Similarly, “Theaster Gates: Young Lords and Their Traces” will fill most of the New Museum with this artist’s first institutional survey in New York and largest anywhere (Nov. 10-Feb. 5). Gates’ activities cover a tremendous range, encompassing painting, sculpture, ceramics, video and installation, propelled by his activities as an archivist, collector, preservationist historian and salvager. Central to Gate’s art is the remembrance and reclamation of Black history and culture on Chicago’s South Side. Several recent reliefs have a more local source: discarded floorboards from the Park Avenue Armory.

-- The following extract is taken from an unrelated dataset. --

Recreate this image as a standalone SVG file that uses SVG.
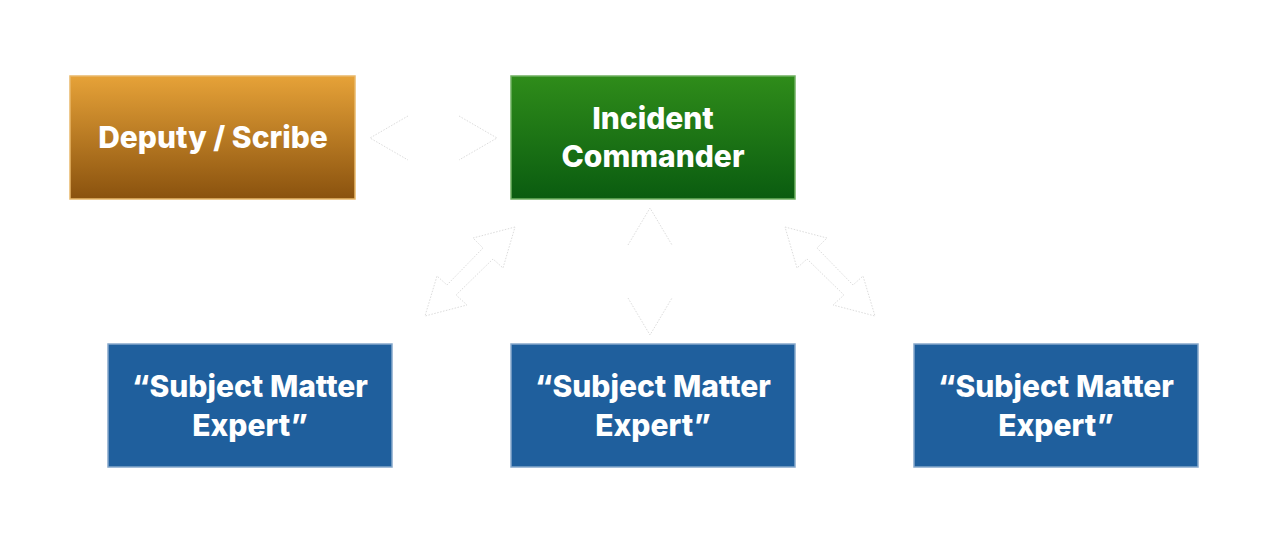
<svg xmlns="http://www.w3.org/2000/svg" width="1277" height="548" viewBox="0 0 1277 548">
<defs>
<linearGradient id="gOrange" x1="0" y1="0" x2="0" y2="1"><stop offset="0" stop-color="#E6A238"/><stop offset="1" stop-color="#8A520E"/></linearGradient>
<linearGradient id="gGreen" x1="0" y1="0" x2="0" y2="1"><stop offset="0" stop-color="#2F8C1A"/><stop offset="1" stop-color="#0A5C10"/></linearGradient>
<style>
.box{stroke-width:1.5}
.lbl{font-family:Inter,"Noto Sans","Liberation Sans",sans-serif;font-weight:800;font-size:30px;fill:#fff;text-anchor:middle}
.arr{fill:#fff;stroke:#dcdcdc;stroke-width:1;stroke-dasharray:1.5 1.5}
.edge{fill:none;stroke:#dcdcdc;stroke-width:1;stroke-dasharray:1.5 1.5}
</style>
</defs>
<rect width="1277" height="548" fill="#fff"/>
<g id="connectors">
<polyline class="edge" points="408,116 370,138 408,160"/>
<polyline class="edge" points="459,116 497,138 459,160"/>
<polyline class="edge" points="628,245 650,208 672,245"/>
<polyline class="edge" points="628,298 650,335 672,298"/>
<polygon class="arr" points="515,227 473,238 483,248 447,285 437,276 425,316 467,305 456,295 493,259 503,268"/>
<polygon class="arr" points="785,227 827,238 817,248 853,285 863,276 875,316 833,305 844,295 807,259 797,268"/>
</g>
<g id="deputy">
<rect class="box" x="70" y="76" width="285" height="123" fill="url(#gOrange)" stroke="#E9B86A"/>
<text class="lbl" x="213" y="148">Deputy / Scribe</text>
</g>
<g id="commander">
<rect class="box" x="511" y="76" width="284" height="123" fill="url(#gGreen)" stroke="#6FB060"/>
<text class="lbl" x="653" y="129">Incident</text>
<text class="lbl" x="653" y="167">Commander</text>
</g>
<g id="sme1">
<rect class="box" x="108" y="344" width="284" height="123" fill="#1F5F9D" stroke="#86A8CB"/>
<text class="lbl" x="250" y="397">“Subject Matter</text>
<text class="lbl" x="250" y="436">Expert”</text>
</g>
<g id="sme2">
<rect class="box" x="511" y="344" width="284" height="123" fill="#1F5F9D" stroke="#86A8CB"/>
<text class="lbl" x="653" y="397">“Subject Matter</text>
<text class="lbl" x="653" y="436">Expert”</text>
</g>
<g id="sme3">
<rect class="box" x="914" y="344" width="284" height="123" fill="#1F5F9D" stroke="#86A8CB"/>
<text class="lbl" x="1056" y="397">“Subject Matter</text>
<text class="lbl" x="1056" y="436">Expert”</text>
</g>
</svg>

Finally, I look forward to “Abigail DeVille: Bronx Heavens” at the Bronx Museum of the Arts (Oct. 12-April 9). DeVille (b. 1981) is known for physically imaginative, symbolically fraught forms of assemblage. Her latest installation will touch on her Bronx-based family’s history, incorporating pieces from the living room of her grandmother, who came north during the Great Migration. And in the lobby, visitors will be able to record their own Bronx tales.